I am working with a dataset of countries, with different values for different points in time. There is one observation each month, so I have used the as.date fucntion such that dates are 01-07-2018, 01-08-2018 etc. For each country and each date exist a corresponding value. I want to transform this into an dataframe, where all the countries values are aggregated at a date. I have tried the reshape function such that

reshape(Origin_wide, idvar = "Origin", timevar = "V5", direction = "wide")

V5 being the date variable and Origin being the country. This is as far as I can tell dropping the as.date set, such that the dates and the corresponding values is no longer treated as such. Can it be done in a more smooth way ? The time series aspect of the data series disseapears ones the reshape function is lost, such that i cannot difference the time series or plot it by date etc. Furthermore the dates are getting a "value" prefix, which is the same problem as far as I can tell.

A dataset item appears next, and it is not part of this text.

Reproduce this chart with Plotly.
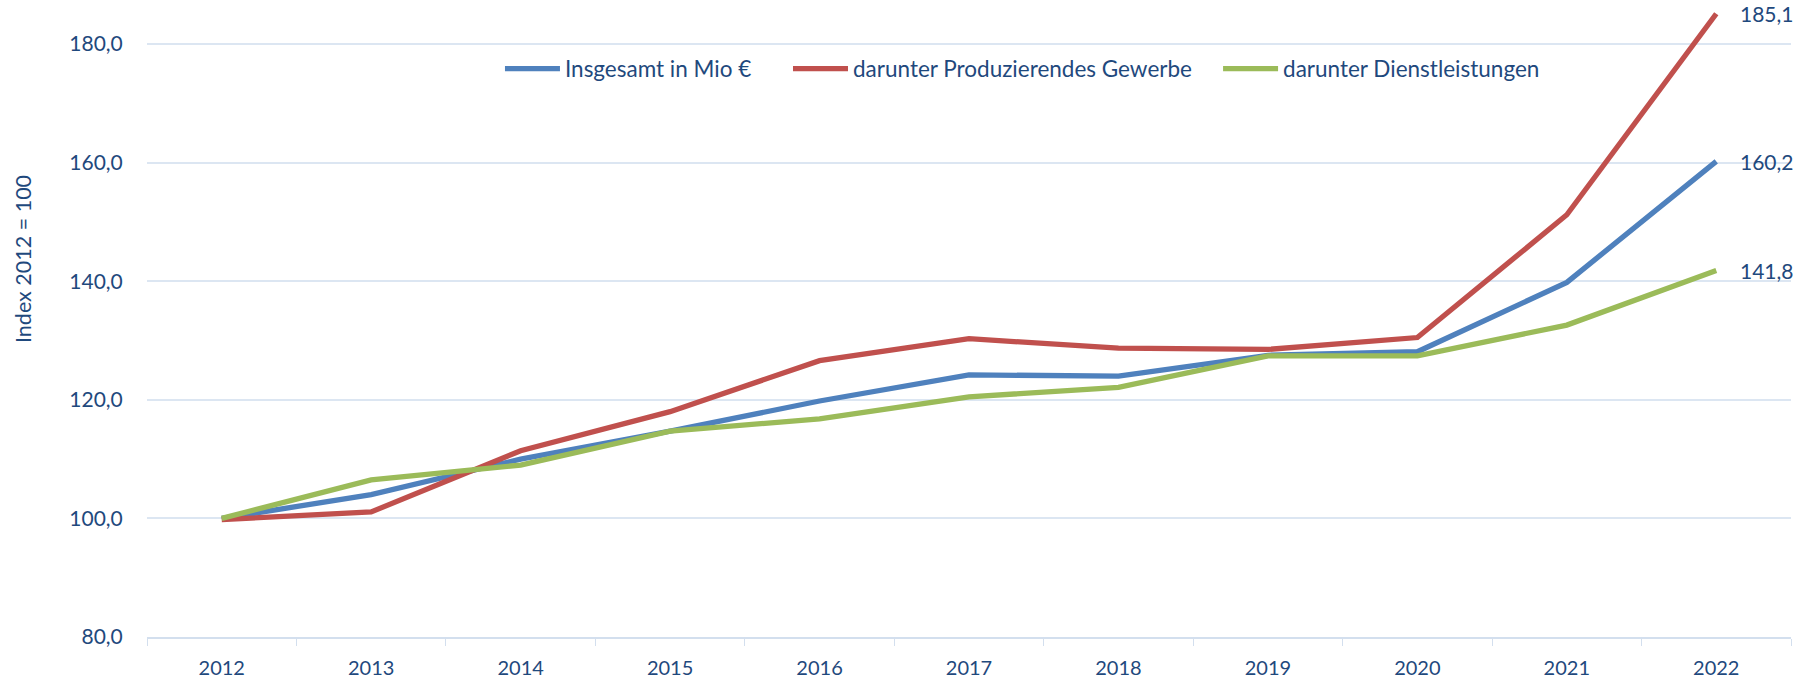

Here is the data structure as it is:

|       V5            |        Origin    |  Value   |
|      01-09-2017     |        USA       |     45   |
|      01-10-2017     |        USA       |     47   |
|      01-11-2017     |        USA       |     49   |
|      01-09-2017     |        Canada    |     7    |
|      01-10-2017     |        Canada    |     13   |
|      01-11-2017     |        Canada    |     17   |

And here is how I would like it to look:

    |       V5            |        Canada    |  USA     |
    |      01-09-2017     |        7         |     45   |
    |      01-10-2017     |        13        |     47   |
    |      01-11-2017     |        17        |     49   |

Hope this makes sense. To reproduce a random small version of the data :

Data <- data.frame(Value = sample(1:10), Origin = sample(c("Mexico", "USA","Canada"), 10, replace = TRUE))
dates <- sample(seq(as.Date('2018/01/01'), as.Date('2018/05/01'), by="month"), 10, replace = TRUE)
Data <- cbind(dates,Data)

As it is clear here, the values are not defined for all the dates. When this is the case, the value for that date is = 0. So in my first try with reshape it produces NA's for all the dates where there where no observations, which was perfect, because i was able to just put in 0's.

Recreate your data


tbl <- tibble(
  V5 = rep(c("01-09-2017", "01-10-2017", "01-11-2017"), 2),
  Origin = rep(c("USA", "Canada"), each = 3),
  Value = c(45, 47, 49, 7, 13, 17)


tbl %>%
  spread(Origin, Value)


# A tibble: 3 x 3
  V5         Canada   USA
  <chr>       <dbl> <dbl>
1 01-09-2017      7    45
2 01-10-2017     13    47
3 01-11-2017     17    49

I am not sure it is a good idea to replace the NA by 0 because those truly are missing values, not values of 0. But if you really want to do this, then you can do:

result <- tbl %>%
  spread(Origin, Value)

result[is.na(result)] <- 0

Note: your toy example is random and does not represent the pattern of your actual data. Running the code on it outputs a pretty ugly wide format. When you create a toy example, try to make sure that it reflects the characteristics of your real data.